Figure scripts
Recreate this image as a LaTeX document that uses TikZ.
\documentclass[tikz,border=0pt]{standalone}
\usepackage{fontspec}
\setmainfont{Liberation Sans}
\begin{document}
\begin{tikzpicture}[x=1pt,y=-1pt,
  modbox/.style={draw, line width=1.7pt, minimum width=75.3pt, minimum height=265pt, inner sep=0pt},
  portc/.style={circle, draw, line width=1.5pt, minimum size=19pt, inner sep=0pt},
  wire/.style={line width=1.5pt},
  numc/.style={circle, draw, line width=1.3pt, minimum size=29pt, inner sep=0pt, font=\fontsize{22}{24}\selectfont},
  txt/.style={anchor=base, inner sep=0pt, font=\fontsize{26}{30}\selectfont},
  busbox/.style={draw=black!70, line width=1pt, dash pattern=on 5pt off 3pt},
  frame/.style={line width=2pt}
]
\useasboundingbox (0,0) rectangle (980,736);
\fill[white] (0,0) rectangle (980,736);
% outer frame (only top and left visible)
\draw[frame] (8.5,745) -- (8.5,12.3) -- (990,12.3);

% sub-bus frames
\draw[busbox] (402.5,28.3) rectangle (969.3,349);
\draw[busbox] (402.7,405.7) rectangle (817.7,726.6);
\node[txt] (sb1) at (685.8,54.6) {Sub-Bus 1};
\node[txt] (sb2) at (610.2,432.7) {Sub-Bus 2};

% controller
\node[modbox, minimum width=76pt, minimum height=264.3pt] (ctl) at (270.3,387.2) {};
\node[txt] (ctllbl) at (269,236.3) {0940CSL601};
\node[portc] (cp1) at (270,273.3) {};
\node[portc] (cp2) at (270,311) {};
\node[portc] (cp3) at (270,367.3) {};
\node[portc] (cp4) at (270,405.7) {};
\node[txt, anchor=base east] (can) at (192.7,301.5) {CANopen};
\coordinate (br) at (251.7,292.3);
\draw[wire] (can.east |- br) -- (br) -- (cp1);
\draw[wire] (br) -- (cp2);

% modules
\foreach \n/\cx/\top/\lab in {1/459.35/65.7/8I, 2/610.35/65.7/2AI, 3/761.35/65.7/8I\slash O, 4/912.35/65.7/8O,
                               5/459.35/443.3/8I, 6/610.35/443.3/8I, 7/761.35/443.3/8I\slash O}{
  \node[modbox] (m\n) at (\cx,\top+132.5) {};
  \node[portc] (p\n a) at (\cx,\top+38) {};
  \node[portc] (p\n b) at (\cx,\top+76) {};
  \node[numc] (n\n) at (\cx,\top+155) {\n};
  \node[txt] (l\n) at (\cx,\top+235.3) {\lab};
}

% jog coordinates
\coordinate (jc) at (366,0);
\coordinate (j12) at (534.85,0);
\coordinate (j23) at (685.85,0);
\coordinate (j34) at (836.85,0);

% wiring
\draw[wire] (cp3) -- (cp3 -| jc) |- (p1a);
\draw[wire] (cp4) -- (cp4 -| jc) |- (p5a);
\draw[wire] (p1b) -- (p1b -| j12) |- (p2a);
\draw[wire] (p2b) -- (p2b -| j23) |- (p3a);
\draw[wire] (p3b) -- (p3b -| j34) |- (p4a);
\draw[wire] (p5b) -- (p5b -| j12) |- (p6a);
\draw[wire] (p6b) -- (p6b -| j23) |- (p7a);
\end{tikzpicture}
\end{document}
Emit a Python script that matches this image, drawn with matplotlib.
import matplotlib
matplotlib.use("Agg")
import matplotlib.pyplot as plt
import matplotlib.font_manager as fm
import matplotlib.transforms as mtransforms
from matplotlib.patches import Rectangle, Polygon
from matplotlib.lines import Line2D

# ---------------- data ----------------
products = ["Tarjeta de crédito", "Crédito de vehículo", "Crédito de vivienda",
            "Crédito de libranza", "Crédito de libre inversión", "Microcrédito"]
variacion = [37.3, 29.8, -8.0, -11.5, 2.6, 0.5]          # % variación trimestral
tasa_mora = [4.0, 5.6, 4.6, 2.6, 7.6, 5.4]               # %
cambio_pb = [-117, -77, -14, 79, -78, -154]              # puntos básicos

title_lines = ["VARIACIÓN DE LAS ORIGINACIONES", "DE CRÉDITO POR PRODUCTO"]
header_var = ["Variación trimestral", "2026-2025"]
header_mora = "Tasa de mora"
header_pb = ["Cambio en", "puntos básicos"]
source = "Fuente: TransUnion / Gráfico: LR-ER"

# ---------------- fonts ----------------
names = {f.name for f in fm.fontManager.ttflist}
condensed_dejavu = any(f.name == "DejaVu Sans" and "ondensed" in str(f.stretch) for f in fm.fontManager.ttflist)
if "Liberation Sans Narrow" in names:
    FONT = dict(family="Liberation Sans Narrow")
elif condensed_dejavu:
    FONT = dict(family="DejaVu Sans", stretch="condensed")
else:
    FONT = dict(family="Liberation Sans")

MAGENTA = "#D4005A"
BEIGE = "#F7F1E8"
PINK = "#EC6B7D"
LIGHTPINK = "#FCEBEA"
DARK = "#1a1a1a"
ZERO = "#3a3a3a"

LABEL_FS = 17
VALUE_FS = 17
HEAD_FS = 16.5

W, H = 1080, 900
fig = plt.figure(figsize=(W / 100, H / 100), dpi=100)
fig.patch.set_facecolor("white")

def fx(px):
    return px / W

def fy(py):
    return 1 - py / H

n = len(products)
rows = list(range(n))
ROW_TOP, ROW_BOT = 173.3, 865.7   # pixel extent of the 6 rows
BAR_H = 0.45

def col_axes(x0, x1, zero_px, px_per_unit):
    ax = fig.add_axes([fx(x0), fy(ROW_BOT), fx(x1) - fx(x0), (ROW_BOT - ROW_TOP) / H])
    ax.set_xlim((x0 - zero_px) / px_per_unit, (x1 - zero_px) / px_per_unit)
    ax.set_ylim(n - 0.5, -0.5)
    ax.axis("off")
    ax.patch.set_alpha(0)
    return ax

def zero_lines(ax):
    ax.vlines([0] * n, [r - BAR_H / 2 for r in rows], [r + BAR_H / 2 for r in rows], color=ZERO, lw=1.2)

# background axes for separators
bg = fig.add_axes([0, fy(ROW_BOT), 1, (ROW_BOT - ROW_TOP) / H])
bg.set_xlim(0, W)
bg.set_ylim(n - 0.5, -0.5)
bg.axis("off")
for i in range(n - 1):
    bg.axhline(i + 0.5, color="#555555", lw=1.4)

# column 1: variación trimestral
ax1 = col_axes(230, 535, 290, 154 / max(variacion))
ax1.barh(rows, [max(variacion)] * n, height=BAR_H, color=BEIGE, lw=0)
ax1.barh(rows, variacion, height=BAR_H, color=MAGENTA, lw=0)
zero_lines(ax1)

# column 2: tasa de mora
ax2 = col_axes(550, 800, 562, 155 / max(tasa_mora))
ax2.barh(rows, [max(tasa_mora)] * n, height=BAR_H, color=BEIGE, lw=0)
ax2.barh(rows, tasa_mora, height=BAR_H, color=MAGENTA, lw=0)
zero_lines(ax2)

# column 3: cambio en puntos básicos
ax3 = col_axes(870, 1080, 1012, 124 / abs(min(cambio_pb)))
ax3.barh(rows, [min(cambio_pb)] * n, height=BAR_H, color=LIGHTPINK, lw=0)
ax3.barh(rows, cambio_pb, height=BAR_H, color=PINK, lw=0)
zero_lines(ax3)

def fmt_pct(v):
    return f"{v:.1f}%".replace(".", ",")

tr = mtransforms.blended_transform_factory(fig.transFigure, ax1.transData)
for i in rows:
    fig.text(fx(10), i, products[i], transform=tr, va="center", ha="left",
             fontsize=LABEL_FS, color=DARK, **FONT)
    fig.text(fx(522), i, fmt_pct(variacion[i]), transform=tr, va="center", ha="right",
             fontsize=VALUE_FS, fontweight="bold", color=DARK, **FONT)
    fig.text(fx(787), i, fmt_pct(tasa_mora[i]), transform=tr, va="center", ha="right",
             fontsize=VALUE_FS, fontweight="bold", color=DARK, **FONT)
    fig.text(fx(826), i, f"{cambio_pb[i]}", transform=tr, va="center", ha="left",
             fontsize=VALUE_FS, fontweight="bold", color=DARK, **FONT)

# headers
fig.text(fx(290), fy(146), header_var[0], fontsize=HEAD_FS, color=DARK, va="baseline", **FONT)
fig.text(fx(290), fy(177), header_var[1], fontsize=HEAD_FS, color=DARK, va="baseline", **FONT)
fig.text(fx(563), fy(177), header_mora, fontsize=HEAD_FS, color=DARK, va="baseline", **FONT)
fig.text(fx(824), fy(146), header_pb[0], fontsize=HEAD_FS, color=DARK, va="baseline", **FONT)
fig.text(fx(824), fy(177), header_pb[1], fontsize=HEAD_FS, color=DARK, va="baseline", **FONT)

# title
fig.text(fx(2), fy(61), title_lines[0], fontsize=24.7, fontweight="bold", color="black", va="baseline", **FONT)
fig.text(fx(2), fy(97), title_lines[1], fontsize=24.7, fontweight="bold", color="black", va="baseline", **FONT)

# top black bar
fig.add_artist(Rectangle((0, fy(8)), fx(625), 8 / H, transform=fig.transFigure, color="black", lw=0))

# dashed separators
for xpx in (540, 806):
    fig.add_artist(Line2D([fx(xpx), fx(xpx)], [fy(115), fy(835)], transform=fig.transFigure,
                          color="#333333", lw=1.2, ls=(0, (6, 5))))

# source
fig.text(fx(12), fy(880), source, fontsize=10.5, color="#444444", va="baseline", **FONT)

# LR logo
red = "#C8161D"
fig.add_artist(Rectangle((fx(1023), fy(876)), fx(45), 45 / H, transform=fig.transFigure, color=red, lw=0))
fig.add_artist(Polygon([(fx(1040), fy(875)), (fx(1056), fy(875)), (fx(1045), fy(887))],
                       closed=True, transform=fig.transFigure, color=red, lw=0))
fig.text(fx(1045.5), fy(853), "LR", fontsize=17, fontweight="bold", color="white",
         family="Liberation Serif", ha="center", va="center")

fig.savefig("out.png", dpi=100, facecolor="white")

(Task description):
From the records above, retype only the lines starting at the line that contains "Emit a Python" and ending at the line that contains "cambio_pb = [-117, -77, -14, 79, -78, -154]", both included.

(Response below):
Emit a Python script that matches this image, drawn with matplotlib.
import matplotlib
matplotlib.use("Agg")
import matplotlib.pyplot as plt
import matplotlib.font_manager as fm
import matplotlib.transforms as mtransforms
from matplotlib.patches import Rectangle, Polygon
from matplotlib.lines import Line2D

# ---------------- data ----------------
products = ["Tarjeta de crédito", "Crédito de vehículo", "Crédito de vivienda",
            "Crédito de libranza", "Crédito de libre inversión", "Microcrédito"]
variacion = [37.3, 29.8, -8.0, -11.5, 2.6, 0.5]          # % variación trimestral
tasa_mora = [4.0, 5.6, 4.6, 2.6, 7.6, 5.4]               # %
cambio_pb = [-117, -77, -14, 79, -78, -154]              # puntos básicos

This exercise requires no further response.